NewsOK: Memo to Oklahoma City University attorney details gender issues (thanks to Workplace law prof blog for this link) OCU law professor alleges discrimination

OKLAHOMA CITY (AP) – A law professor at Oklahoma City University has filed a federal lawsuit against the university and its law school dean, claiming sexual discrimination and violation of the Equal Pay Act of 1963.Danne L. Johnson, as associated professor of law since 2003, contends male law professors at the school make as much as 52 percent more than their female counterparts at OCU. . .

It apparently began last year when Johnson complained to law school Dean Lawrence Hellman about the lack of racial or gender diversity on a Constitution Day panel in September 2007. All five professors on the panel were white men, according to the lawsuit.Johnson and three other female professors requested a meeting with Hellman and OCU general counsel William J. Conger in October 2007.

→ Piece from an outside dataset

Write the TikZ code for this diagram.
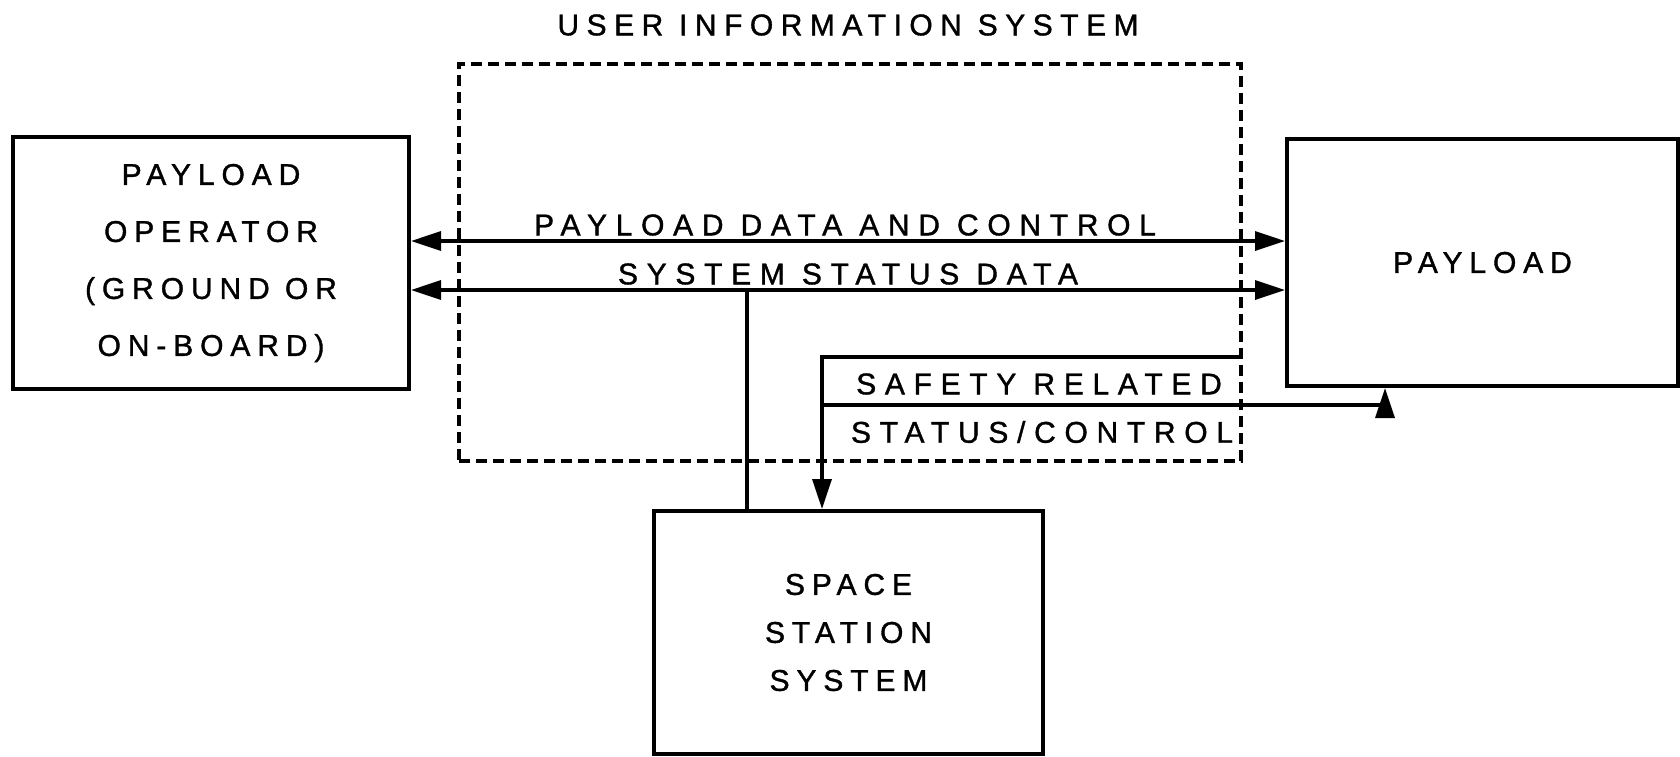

Conger excused the lack of female or minority panelists by calling the Constitution Day event “meaningless,” the lawsuit states, while Hellman refused to distribute an e-mail encouraging the faculty to be more mindful of diversity when choosing speakers and panel members. . .

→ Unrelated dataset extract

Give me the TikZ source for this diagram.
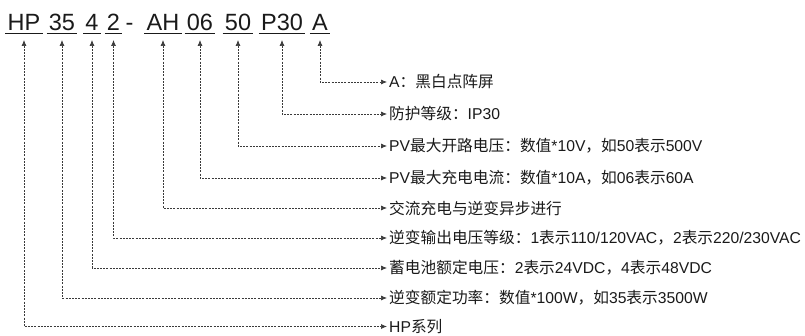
\documentclass[tikz,border=0pt]{standalone}
\usepackage{fontspec}
\setmainfont{Liberation Sans}
\newfontfamily\cjk{Noto Sans CJK SC}
\newcommand{\zh}[1]{{\cjk #1}}
\usepackage{tikz}
\usetikzlibrary{arrows.meta}
\usepackage{xcolor}
\definecolor{ink}{HTML}{1A1A1A}
\definecolor{lead}{HTML}{3A3A3A}

\begin{document}
\begin{tikzpicture}[x=1pt,y=1pt,>=Latex,
  seg/.style={font=\fontsize{23.5}{23.5}\selectfont,color=ink,inner xsep=2pt,inner ysep=0pt,anchor=base},
  lab/.style={font=\fontsize{15.7}{15.7}\selectfont,color=ink,inner xsep=2pt,inner ysep=0pt,anchor=west},
  link/.style={{Latex[length=6pt,width=5pt]}-{Latex[length=6pt,width=5pt]},lead,line width=0.7pt,dash pattern=on 2pt off 1.2pt}]
  \useasboundingbox (0,0) rectangle (805,-336);
  % model code, each part underlined
  \foreach \x/\p/\t in {24/cHP/HP,62/c35/35,92/c4/4,113.5/c2/2,163/cAH/AH,200/c06/06,238/c50/50,282/cP30/P30,320/cA/A}{
    \node[seg] (\p) at (\x,-30.5) {\t};
    \draw[ink,line width=0.9pt] ([yshift=-2.5pt]\p.base west)--([yshift=-2.5pt]\p.base east);
  }
  \node[seg] (cdash) at (129.5,-30.5) {-};
  % meaning of each part
  \foreach \y/\p/\t in {
    82/cA/{A\zh{：黑白点阵屏}},
    114/cP30/{\zh{防护等级：}IP30},
    146/c50/{PV\zh{最大开路电压：数值}*10V\zh{，如}50\zh{表示}500V},
    178/c06/{PV\zh{最大充电电流：数值}*10A\zh{，如}06\zh{表示}60A},
    208/cAH/{\zh{交流充电与逆变异步进行}},
    238/c2/{\zh{逆变输出电压等级：}1\zh{表示}110/120VAC\zh{，}2\zh{表示}220/230VAC},
    268/c4/{\zh{蓄电池额定电压：}2\zh{表示}24VDC\zh{，}4\zh{表示}48VDC},
    298/c35/{\zh{逆变额定功率：数值}*100W\zh{，如}35\zh{表示}3500W},
    326.5/cHP/{HP\zh{系列}}}{
    \node[lab] (t\p) at (387,-\y) {\t};
    \draw[link] ([yshift=-9.5pt]\p.base) |- (t\p.west);
  }
\end{tikzpicture}
\end{document}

OCU Law is such a weird place. I graduated there in Dec. ’05. Some professors and administrators were committed to equality and a positive classroom environment, but others weren’t. It is the “bad apples” and the school’s refusal to get rid of those bad apples, that makes me very hesitant to recommend the school to prospective students (despite the many positive experiences I had there). I don’t understand why law students are still subjected to abusive treatment, or why such treatment is considered “par for the course.”

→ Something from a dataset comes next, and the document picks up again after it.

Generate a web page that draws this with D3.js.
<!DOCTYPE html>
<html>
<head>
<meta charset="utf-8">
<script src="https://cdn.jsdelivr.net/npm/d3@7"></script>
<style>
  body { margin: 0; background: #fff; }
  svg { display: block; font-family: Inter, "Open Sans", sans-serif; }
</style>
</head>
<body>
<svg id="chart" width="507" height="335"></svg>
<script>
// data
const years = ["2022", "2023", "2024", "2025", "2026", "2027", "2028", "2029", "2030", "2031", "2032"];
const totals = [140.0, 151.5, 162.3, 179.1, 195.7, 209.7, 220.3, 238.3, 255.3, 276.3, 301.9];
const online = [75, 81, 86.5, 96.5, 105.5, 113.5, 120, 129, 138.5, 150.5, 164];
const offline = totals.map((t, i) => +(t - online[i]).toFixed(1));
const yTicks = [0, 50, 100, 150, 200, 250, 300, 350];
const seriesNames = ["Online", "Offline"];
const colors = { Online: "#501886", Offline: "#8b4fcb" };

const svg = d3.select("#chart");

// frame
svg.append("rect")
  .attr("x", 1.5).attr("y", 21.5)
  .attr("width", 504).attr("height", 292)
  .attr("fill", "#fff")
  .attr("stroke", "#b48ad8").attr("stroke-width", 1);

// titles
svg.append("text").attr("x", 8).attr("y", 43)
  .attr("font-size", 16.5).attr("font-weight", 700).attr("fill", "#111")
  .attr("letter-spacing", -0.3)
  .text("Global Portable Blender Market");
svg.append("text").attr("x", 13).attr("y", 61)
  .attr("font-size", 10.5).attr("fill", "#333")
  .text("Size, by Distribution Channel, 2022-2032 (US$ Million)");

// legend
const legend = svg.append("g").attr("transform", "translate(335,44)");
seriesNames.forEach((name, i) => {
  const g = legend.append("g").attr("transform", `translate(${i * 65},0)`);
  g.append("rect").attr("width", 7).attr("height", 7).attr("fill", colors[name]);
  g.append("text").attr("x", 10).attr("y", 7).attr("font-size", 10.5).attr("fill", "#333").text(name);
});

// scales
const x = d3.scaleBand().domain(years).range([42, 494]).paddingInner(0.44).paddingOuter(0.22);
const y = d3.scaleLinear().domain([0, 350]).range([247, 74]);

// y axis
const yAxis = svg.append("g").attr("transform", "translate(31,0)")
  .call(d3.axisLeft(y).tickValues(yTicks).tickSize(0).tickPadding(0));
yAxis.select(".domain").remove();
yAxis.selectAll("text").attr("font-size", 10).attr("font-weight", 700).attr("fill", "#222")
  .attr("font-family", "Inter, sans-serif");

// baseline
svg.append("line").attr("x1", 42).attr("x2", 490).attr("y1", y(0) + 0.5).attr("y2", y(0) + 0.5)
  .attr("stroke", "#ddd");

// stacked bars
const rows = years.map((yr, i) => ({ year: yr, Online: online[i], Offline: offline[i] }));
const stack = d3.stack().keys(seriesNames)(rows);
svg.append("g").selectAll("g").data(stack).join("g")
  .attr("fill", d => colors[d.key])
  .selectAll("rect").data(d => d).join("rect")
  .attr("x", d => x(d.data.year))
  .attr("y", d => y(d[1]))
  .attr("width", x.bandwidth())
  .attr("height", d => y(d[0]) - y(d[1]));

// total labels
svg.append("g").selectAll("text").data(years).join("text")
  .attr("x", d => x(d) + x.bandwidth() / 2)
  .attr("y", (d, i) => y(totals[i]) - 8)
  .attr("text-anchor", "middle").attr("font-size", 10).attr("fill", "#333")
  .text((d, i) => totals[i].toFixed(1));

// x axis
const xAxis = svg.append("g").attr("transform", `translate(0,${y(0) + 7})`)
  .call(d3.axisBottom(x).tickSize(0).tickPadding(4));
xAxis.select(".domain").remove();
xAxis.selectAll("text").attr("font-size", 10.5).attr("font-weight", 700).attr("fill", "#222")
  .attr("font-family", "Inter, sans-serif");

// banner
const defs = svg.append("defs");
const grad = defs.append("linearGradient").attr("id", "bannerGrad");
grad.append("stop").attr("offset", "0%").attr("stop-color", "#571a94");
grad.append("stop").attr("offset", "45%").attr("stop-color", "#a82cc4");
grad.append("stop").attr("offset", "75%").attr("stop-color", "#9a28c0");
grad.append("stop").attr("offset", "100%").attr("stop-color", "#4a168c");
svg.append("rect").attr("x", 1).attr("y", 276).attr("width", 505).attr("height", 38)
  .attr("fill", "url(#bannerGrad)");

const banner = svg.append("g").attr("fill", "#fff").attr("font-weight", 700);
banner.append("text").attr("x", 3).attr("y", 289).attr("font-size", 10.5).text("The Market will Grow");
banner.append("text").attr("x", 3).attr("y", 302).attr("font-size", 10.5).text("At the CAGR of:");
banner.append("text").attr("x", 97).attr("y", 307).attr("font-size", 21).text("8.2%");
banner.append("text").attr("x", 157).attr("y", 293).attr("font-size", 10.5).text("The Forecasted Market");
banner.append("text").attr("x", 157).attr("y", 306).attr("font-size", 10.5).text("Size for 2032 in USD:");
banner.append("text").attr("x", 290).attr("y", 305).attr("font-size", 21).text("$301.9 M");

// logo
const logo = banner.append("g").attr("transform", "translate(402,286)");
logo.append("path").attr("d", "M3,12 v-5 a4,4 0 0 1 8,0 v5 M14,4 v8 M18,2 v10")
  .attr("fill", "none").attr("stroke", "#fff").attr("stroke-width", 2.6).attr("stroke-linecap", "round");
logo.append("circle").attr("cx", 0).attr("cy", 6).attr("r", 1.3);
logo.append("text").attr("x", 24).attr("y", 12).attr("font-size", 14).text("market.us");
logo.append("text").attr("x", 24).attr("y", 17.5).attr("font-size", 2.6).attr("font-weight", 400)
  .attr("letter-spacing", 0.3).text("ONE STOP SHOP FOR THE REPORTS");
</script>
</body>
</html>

And the dominance of white male voices on the teaching faculty is downright wrong. (Unfortunately, OU law is even worse. I attended a graduation there a few years ago and it was the whitest event I’ve been to in a long time.)

If these allegations are found to be true, OCU Law has a lot of amends to make. And even if the courts don’t find cause for the suit, the general issues raised by the suit only help to highlight bigger looming problems. Here are my suggestions on some solutions…

1. It may be time for a change in the composition of the administration (again this is assuming that the allegations are true) — My own experiences in dealing with the OCU Law administration were mostly positive (I was a activist as a student and often had to be an advocate with the administration for causes I believed in) but the allegations raised in this suit are beyond the pale. Dismissing serious bonfide complaints about discrimination and allowing a hostile environment against women and minorities is not good leadership.

2. Implement a real non-discrimination policy with teeth. Mere platitudes won’t cut it. A good place to start would be equal pay for equal work. A pay gap of over 50% is in excusable.

3. Fire professors that refuse to treat students and colleagues with basic dignity and respect. The legal profession is supposed to be about civility and respect. Most professors model this to their students, but a few don’t. And the few that don’t, are pretty atrocious violators. Tenure should be a shield for the professionally abusive.

4. Hire more professors of color and more female professors, and then make sure that those professors are given equal opportunity.

5. Recover the school’s Methodist heritage — Make OCU Law students would never know it, but OCU law is part of OCU, a United Methodist college. I think it is high time that the larger college took seriously its commitment to the radical inclusive teachings of Christ and reigned in the current abuses of the law school. Abusive teaching styles and racial/gender discrimination is completely contrary to this identity.

6. Commit to being a law school for the people, and not just spoiled rich kids who can afford outrageous tuition prices — OCU Law has had a proud history of having a night school program and its alums have been at the forefront of fighting for basic justice. OCU must reexamine its current tuition policies and ask if they are perpetuating injustice. There may be a debate on the merits of the case brought over gender/racial discrimination, but there is no doubt that OCU Law practices class discrimination. (I barely got out without going under financially, and I will be taking college classes forever the way it looks right now to avoid paying my outrageous student loans. This isn’t right.)

I know, these are crazy demands. But as a fan of OCU and a proud alum, I think it is time to demand more than what we are seeing today from the school.

And I hope my criticisms are heard out of my concern for my alma mater and the legal profession. OCU does many things very well. I think the LR&W curriculum is top-notch and the Dean’s Public Interest Summer Fellowship is incredible. And certainly the best of the professors (such as Professor Von Creel or recently retired Professor Coulson (click here to watch his retirement lecture)) are worthy of praise.

But there has to be change too. Legal education must be at the forefront of the legal profession. Law schools should set the example for workplace equality, for civility, and especially for basic justice for the poor.

A school that charges over ONE THOUSAND DOLLARS per credit hour (when fees are included) is out of reach for not only poor Oklahomans but the middle-class, and this kind of systematic economic in justice ensure that most future graduates of OCU Law likely won’t care about the poor, because they are far removed from due to our society’s class system.